6) Error is the absence of knowledge.
7) Ergo: error lies in the operation of the will, not the will itself.
From this reasoning, Descartes can provide an answer as to why he has limited faculties:
1) My faculty of will is not restricted as such, but it is not sufficiently extensive or perfect. (I think that Descartes is saying that he can will whatever he likes, but he will not always be able to carry out that willing).
2) My faculty of understanding is finite.
3) My will, or freedom of choice, extends beyond the boundaries of the understanding.
4) Thus, I can choose to assent to that of which I have less than a clear and distinct perception.
5) Ergo: my mistaken judgement is the result of the concurrence of my faculty of understanding and my faculty of will.
So, Descartes can will to judge anything he likes, but his understanding limits his ability to do so accurately.
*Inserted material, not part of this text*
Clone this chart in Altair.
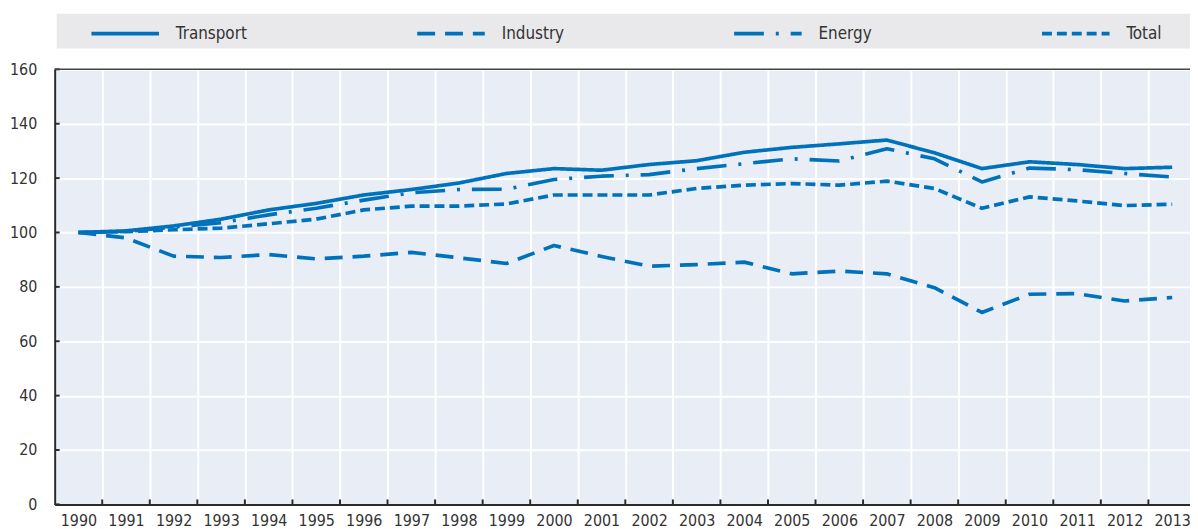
import altair as alt
import pandas as pd

years = [str(y) for y in range(1990, 2014)]
series_names = ["Transport", "Industry", "Energy", "Total"]
transport = [100, 100.6, 102.4, 104.9, 108.3, 110.7, 113.8, 115.8, 118.2, 121.7, 123.5, 122.9,
             125.0, 126.4, 129.5, 131.3, 132.6, 134.0, 129.3, 123.5, 126.0, 125.0, 123.5, 124.0]
industry = [100, 98.0, 91.3, 90.8, 91.9, 90.3, 91.3, 92.7, 90.7, 88.6, 95.2, 91.2,
            87.6, 88.2, 89.1, 84.8, 85.8, 84.8, 79.7, 70.6, 77.3, 77.5, 74.8, 76.1]
energy = [100, 100.4, 102.0, 103.6, 106.5, 108.9, 111.9, 114.6, 115.8, 115.9, 119.5, 120.7,
          121.3, 123.5, 125.3, 127.1, 126.3, 130.8, 127.1, 118.6, 123.7, 123.1, 121.7, 120.4]
total = [100, 100.3, 101.0, 101.6, 103.2, 104.9, 108.3, 109.7, 109.7, 110.5, 113.8, 113.8,
         113.8, 116.2, 117.4, 118.0, 117.4, 118.9, 116.2, 108.9, 113.1, 111.6, 109.9, 110.4]
y_ticks = [0, 20, 40, 60, 80, 100, 120, 140, 160]

BLUE = "#0072BC"
AXIS = "#2b2b2b"
TEXT = "#333333"
FONT = "DejaVu Sans Condensed, Liberation Sans Narrow, Arial Narrow, sans-serif"
W, H = 1143, 438
SYM = 68
dashes = [[1, 0], [18, 10], [30, 12, 3, 12], [10, 5]]

rows = []
for name, vals in zip(series_names, [transport, industry, energy, total]):
    for yr, v in zip(years, vals):
        rows.append({"year": yr, "series": name, "value": v})
df = pd.DataFrame(rows)

xscale = alt.Scale(type="band", domain=years, range=[0, 1149], paddingInner=0, paddingOuter=0)
yscale = alt.Scale(domain=[0, 160])

box = alt.Chart(pd.DataFrame({"k": [0]})).mark_rect(color="#E9E9EB").encode(
    x=alt.value(2), x2=alt.value(W + 10), y=alt.value(-56), y2=alt.value(-21)
)

lines = alt.Chart(df).mark_line(strokeWidth=3.7, color=BLUE, strokeJoin="round").encode(
    x=alt.X("year:O", scale=xscale, bandPosition=0.5, sort=years,
            axis=alt.Axis(title=None, labelAngle=0, tickBand="extent", ticks=False, tickSize=0,
                          labelPadding=8, labelFont=FONT, labelFontSize=16, labelColor=TEXT,
                          domainColor=AXIS, domainWidth=2, grid=True, gridColor="white",
                          gridWidth=2)),
    y=alt.Y("value:Q", scale=yscale,
            axis=alt.Axis(title=None, values=y_ticks, ticks=False, tickSize=0, labelPadding=18,
                          labelFont=FONT, labelFontSize=16, labelColor=TEXT,
                          domainColor=AXIS, domainWidth=2, grid=True, gridColor="white",
                          gridWidth=2)),
    strokeDash=alt.StrokeDash("series:N",
                              scale=alt.Scale(domain=series_names, range=dashes),
                              sort=series_names,
                              legend=alt.Legend(title=None, orient="none", legendX=35,
                                                legendY=-38 - SYM / 2,
                                                direction="horizontal", columns=4,
                                                columnPadding=163, symbolType="stroke",
                                                symbolSize=SYM * SYM, symbolStrokeWidth=3.7,
                                                symbolStrokeColor=BLUE, labelFont=FONT,
                                                labelFontSize=17, labelColor=TEXT,
                                                labelOffset=15, padding=0)),
    detail="series:N",
)

xt = alt.Chart(pd.DataFrame({"year": years[1:]})).mark_rule(color=AXIS, strokeWidth=2).encode(
    x=alt.X("year:O", bandPosition=0), y=alt.value(H), y2=alt.value(H - 5)
)
yt = alt.Chart(pd.DataFrame({"v": y_ticks})).mark_rule(color=AXIS, strokeWidth=2).encode(
    y=alt.Y("v:Q"), x=alt.value(0), x2=alt.value(5)
)
top = alt.Chart(pd.DataFrame({"v": [160]})).mark_rule(color="#444444", strokeWidth=1.5).encode(
    y=alt.Y("v:Q"), x=alt.value(0), x2=alt.value(W)
)

chart = alt.layer(box, lines, xt, yt, top).properties(
    width=W, height=H,
    autosize=alt.AutoSizeParams(type="none"),
    padding={"left": 47, "top": 60, "right": 0, "bottom": 23},
    background="white",
).configure_view(fill="#E9EDF6", strokeWidth=0)

chart.save("out.html", embed_options={"renderer": "svg", "actions": False})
There are points to contest here though such as how is Descartes sure that his understanding is limited? If God is supremely powerful, then why didn’t He give us infinite understanding and unrestricted will? He is omnipotent, so surely he can do this. He is also omniscient, so He must know that he can do it too. However, it is impossible for God to make us infinite because it is logically impossible to have two infinite beings. If there are two infinite beings, then it would mean that there is some distinction between them. Such a distinction would mean boundaries between them. An infinite being is unbounded, so there cannot be more than one of them.
So why do we have an unrestricted will? Descartes says that the will, by its very nature, cannot be restricted or destroyed. This seems odd to have an infinite will when we have just seen that God cannot make us infinite. However, it is not infinite in its application, just infinite in nature. Descartes now can show that we are free beings:
1) The nature of the will is to go beyond the limits of understanding.
2) To be a rational being is to be an autonomous being.
3) If will were limited, we would be like mechanical automata and our behaviour would be undeserving of praise or blame. We praise or blame the creator of an automaton, not the automaton itself. We do not praise God for a person’s action, we praise the person.
4) We do not act in accordance to laws – we act in recognition of laws.
5) Ergo: we are not automata – we are free thinking beings.
There are problems with this argument. An objection by Hobbes challenged the assumption that we have a will. He believed we are just governed by laws just as everything else in the universe is. He challenges Descartes own words. Descartes said; “if an idea is clear and distinct, I cannot but believe it to be true”. Where is the freedom there? There is none.
As with many of Descartes’ arguments, they are good insofar as they are logically valid. However, they tend not to satisfy. This is no different.